United States v. Pony Jackson

Opinion

MEMORANDUM **

Pony Leo Jackson appeals from the 120-month sentence imposed following his guilty-plea conviction for possession of sexually explicit images of minors, in violation of 18 U.S.C. § 2252(a)(4)(B). We have jurisdiction under 28 U.S.C. § 1291, and we affirm.

Jackson contends that the district court procedurally erred in calculating the Sentencing Guidelines range when it assessed criminal history points for a prior offense, rather than counting it as relevant conduct.
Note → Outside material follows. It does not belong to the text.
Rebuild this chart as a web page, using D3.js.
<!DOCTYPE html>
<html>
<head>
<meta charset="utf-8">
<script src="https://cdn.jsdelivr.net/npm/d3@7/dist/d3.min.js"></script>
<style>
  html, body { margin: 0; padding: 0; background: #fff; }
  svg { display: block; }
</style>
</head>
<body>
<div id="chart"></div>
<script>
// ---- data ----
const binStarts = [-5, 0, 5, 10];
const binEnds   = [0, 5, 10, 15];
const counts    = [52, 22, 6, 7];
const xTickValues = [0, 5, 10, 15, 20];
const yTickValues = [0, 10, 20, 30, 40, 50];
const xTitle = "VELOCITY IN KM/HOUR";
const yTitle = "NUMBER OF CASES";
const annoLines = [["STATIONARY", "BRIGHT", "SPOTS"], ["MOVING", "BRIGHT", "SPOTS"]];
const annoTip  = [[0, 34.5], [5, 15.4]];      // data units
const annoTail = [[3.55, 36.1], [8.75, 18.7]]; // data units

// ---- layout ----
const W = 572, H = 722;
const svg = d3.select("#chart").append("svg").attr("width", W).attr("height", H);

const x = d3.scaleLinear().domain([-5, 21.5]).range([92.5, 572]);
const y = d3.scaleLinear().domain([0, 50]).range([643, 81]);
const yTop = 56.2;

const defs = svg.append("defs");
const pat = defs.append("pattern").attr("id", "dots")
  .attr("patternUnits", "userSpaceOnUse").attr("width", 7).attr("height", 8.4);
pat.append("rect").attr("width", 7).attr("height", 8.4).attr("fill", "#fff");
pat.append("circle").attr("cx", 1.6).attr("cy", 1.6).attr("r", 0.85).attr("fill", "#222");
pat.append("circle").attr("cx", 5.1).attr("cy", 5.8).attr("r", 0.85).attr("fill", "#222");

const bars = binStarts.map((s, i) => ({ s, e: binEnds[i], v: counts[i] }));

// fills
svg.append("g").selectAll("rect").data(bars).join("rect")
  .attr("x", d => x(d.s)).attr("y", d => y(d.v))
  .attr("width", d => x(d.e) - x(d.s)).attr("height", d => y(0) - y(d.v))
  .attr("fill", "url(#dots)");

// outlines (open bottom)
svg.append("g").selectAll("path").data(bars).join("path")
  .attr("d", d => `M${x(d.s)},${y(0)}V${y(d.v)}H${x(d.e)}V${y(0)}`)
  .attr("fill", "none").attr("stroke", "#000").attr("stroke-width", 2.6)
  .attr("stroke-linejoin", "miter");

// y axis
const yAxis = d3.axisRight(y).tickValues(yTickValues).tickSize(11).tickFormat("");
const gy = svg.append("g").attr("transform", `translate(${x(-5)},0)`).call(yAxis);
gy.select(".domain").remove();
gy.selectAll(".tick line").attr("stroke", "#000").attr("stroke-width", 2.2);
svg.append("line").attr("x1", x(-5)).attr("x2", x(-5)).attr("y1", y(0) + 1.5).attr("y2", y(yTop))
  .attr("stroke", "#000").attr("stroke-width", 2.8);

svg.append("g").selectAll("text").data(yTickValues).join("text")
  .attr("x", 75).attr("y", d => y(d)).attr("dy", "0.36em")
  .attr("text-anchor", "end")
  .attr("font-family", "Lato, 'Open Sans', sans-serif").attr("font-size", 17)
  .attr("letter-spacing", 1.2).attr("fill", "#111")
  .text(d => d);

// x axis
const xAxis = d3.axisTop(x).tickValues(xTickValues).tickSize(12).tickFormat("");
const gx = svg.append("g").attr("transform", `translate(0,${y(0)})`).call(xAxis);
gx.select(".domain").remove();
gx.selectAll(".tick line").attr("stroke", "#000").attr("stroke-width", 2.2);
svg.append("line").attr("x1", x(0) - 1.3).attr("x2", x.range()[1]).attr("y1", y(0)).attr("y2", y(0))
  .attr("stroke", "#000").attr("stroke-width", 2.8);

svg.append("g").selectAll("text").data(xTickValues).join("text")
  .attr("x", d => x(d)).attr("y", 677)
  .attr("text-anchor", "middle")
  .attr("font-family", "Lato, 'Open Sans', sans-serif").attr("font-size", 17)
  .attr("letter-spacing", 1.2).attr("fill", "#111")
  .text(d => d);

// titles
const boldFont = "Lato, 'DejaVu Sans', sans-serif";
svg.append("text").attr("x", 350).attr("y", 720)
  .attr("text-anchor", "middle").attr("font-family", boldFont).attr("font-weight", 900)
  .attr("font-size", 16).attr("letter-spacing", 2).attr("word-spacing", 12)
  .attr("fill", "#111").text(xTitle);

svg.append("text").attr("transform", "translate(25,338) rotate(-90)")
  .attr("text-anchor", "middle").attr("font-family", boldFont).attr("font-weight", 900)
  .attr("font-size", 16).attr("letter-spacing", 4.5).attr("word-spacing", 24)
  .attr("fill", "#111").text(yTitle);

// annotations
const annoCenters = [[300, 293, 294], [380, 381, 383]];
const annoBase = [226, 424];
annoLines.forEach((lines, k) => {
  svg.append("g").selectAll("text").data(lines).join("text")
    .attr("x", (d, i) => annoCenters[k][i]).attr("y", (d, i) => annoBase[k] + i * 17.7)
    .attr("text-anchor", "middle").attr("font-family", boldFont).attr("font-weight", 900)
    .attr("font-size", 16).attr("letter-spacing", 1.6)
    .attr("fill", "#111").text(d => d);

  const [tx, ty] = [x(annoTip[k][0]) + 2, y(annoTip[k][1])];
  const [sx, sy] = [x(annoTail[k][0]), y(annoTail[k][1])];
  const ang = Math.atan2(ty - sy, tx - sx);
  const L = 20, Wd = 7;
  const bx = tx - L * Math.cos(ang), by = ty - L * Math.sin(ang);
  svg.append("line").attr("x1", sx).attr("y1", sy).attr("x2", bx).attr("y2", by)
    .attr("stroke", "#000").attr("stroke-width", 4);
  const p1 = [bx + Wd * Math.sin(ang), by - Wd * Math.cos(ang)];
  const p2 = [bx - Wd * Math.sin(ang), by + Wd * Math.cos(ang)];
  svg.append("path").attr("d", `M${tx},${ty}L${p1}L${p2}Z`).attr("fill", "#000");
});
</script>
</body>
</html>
This contention lacks merit because the district court properly counted Jackson’s Wyoming conviction for possession of child pornography as a prior sentence rather than as relevant conduct. See U.S.S.G. § 4A1.2(a)(1) and cmt. n. 1; U.S.S.G. § 1B1.3, cmt. n. 9(B); see also United States v. Hahn, 960 F.2d 903, 910-911 (9th Cir. 1992).

Jackson also contends that the sentence is substantively unreasonable because: (1) the district court failed to consider the government’s delay in bringing the charges, thereby exposing him to increased punishment from the application of a Sentencing Guidelines enhancement due to a subsequent state conviction; and (2) failed to account for the three years he spent in prison on relevant conduct. The district court declined to second-guess the government’s decision with respect to the timing of its charging decision and, as discussed supra, Jackson’s earlier prison sentence did not arise from conduct that is relevant to the instant offense. The sentence at the statutory maximum, which was below the applicable Guidelines range, was not unreasonable. See Gall v. United States, 552 U.S. 38, 51, 128 S.Ct. 586, 169 L.Ed.2d 445 (2007); see also United States v. Carty, 520 F.3d 984, 991-93 (9th Cir. 2008) (en banc).

AFFIRMED.

**

This disposition is not appropriate for publication and is not precedent except as provided by 9th Cir. R. 36-3.